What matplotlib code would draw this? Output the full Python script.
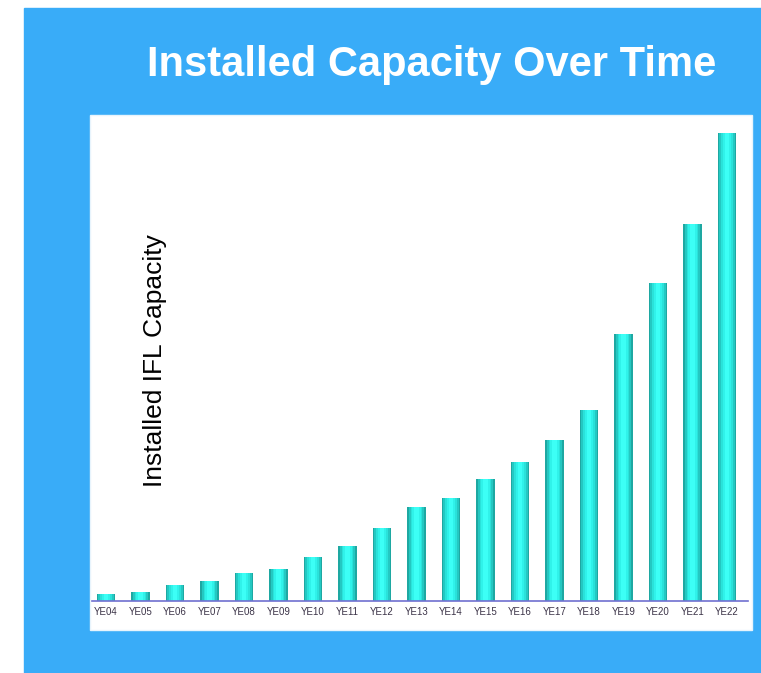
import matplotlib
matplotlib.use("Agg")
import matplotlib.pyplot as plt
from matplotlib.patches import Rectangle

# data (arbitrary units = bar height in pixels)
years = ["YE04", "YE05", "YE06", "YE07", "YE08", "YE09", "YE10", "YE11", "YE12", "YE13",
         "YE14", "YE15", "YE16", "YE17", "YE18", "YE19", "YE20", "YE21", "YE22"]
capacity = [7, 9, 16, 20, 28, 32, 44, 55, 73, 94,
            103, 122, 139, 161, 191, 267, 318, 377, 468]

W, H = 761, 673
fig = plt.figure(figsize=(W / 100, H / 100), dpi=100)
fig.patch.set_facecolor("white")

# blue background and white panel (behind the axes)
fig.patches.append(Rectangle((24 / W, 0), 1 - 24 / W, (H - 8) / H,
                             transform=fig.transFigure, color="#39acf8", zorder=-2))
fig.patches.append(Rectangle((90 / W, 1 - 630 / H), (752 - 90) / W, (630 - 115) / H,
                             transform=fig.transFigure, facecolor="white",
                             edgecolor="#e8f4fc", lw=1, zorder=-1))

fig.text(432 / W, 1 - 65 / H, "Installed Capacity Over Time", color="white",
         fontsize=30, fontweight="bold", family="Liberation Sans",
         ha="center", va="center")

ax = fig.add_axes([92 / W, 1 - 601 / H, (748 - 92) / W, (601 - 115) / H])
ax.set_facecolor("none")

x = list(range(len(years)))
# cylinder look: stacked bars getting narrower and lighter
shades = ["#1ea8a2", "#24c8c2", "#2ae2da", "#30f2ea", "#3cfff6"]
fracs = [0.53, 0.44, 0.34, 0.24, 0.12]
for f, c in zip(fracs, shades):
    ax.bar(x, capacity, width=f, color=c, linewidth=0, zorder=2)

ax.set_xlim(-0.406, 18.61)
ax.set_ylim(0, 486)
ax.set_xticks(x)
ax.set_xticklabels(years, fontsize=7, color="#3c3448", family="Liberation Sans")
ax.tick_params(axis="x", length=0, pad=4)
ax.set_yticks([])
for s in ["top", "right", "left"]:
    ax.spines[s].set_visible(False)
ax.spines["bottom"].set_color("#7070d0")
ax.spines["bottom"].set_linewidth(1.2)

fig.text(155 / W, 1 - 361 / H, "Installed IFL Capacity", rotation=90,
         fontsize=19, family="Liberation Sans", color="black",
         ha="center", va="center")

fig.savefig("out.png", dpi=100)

§ §

* _EXERCISE DESCRIPTION_
Repeat the listing above up to and including the line with "from matplotlib.patches import Rectangle", starting from its first line. Drop any pictures.

* _COMPLETE ANSWER_
What matplotlib code would draw this? Output the full Python script.
import matplotlib
matplotlib.use("Agg")
import matplotlib.pyplot as plt
from matplotlib.patches import Rectangle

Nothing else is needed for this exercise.